| Exercise brief |
Can you write out all the lines word for word, with no pictures?

| Given data |
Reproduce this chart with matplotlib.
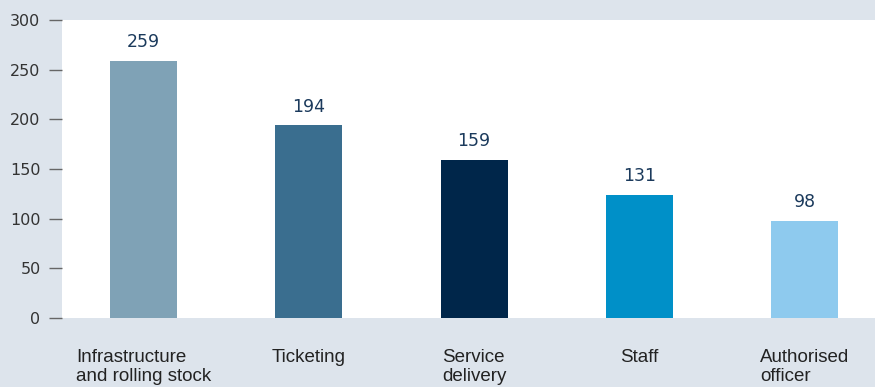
import matplotlib
matplotlib.use('Agg')
import matplotlib.pyplot as plt

# データ
categories = ['Infrastructure\nand rolling stock', 'Ticketing', 'Service\ndelivery', 'Staff', 'Authorised\nofficer']
bar_heights = [259, 194, 159, 124, 98]
value_labels = ['259', '194', '159', '131', '98']
bar_colors = ['#7fa2b6', '#3a6e8f', '#00264a', '#0090c8', '#8ecaee']
yticks = [0, 50, 100, 150, 200, 250, 300]

BG = '#dde4ec'
NUM_FONT = ['DejaVu Sans']
CAT_FONT = ['Liberation Sans', 'DejaVu Sans']

fig = plt.figure(figsize=(8.75, 3.87), dpi=100)
fig.patch.set_facecolor(BG)
ax = fig.add_axes([0.0709, 0.178, 0.9291, 0.770])
ax.set_facecolor('white')

x = list(range(len(categories)))
ax.bar(x, bar_heights, width=0.406, color=bar_colors)

# 棒の上の数値ラベル
for xi, h, lab in zip(x, bar_heights, value_labels):
    ax.annotate(lab, (xi, h), xytext=(0, 7), textcoords='offset points',
                ha='center', va='bottom', fontsize=12.5, color='#1b3a5c',
                family=NUM_FONT)

ax.set_xlim(-0.494, 4.427)
ax.set_ylim(0, 300)
ax.set_yticks(yticks)
ax.set_yticklabels([str(t) for t in yticks], fontsize=11.5, color='#333333',
                   family=NUM_FONT)
ax.tick_params(axis='y', length=9.5, width=1, color='#666666', pad=6)

ax.set_xticks(x)
ax.set_xticklabels(categories, fontsize=13.5, color='#222222', linespacing=1.2,
                   family=CAT_FONT, multialignment='left')
ax.tick_params(axis='x', length=0, pad=22)

for s in ax.spines.values():
    s.set_visible(False)

plt.savefig('out.png', dpi=100, facecolor=BG)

| Answer in full |
Reproduce this chart with matplotlib.
import matplotlib
matplotlib.use('Agg')
import matplotlib.pyplot as plt

# データ
categories = ['Infrastructure\nand rolling stock', 'Ticketing', 'Service\ndelivery', 'Staff', 'Authorised\nofficer']
bar_heights = [259, 194, 159, 124, 98]
value_labels = ['259', '194', '159', '131', '98']
bar_colors = ['#7fa2b6', '#3a6e8f', '#00264a', '#0090c8', '#8ecaee']
yticks = [0, 50, 100, 150, 200, 250, 300]

BG = '#dde4ec'
NUM_FONT = ['DejaVu Sans']
CAT_FONT = ['Liberation Sans', 'DejaVu Sans']

fig = plt.figure(figsize=(8.75, 3.87), dpi=100)
fig.patch.set_facecolor(BG)
ax = fig.add_axes([0.0709, 0.178, 0.9291, 0.770])
ax.set_facecolor('white')

x = list(range(len(categories)))
ax.bar(x, bar_heights, width=0.406, color=bar_colors)

# 棒の上の数値ラベル
for xi, h, lab in zip(x, bar_heights, value_labels):
    ax.annotate(lab, (xi, h), xytext=(0, 7), textcoords='offset points',
                ha='center', va='bottom', fontsize=12.5, color='#1b3a5c',
                family=NUM_FONT)

ax.set_xlim(-0.494, 4.427)
ax.set_ylim(0, 300)
ax.set_yticks(yticks)
ax.set_yticklabels([str(t) for t in yticks], fontsize=11.5, color='#333333',
                   family=NUM_FONT)
ax.tick_params(axis='y', length=9.5, width=1, color='#666666', pad=6)

ax.set_xticks(x)
ax.set_xticklabels(categories, fontsize=13.5, color='#222222', linespacing=1.2,
                   family=CAT_FONT, multialignment='left')
ax.tick_params(axis='x', length=0, pad=22)

for s in ax.spines.values():
    s.set_visible(False)

plt.savefig('out.png', dpi=100, facecolor=BG)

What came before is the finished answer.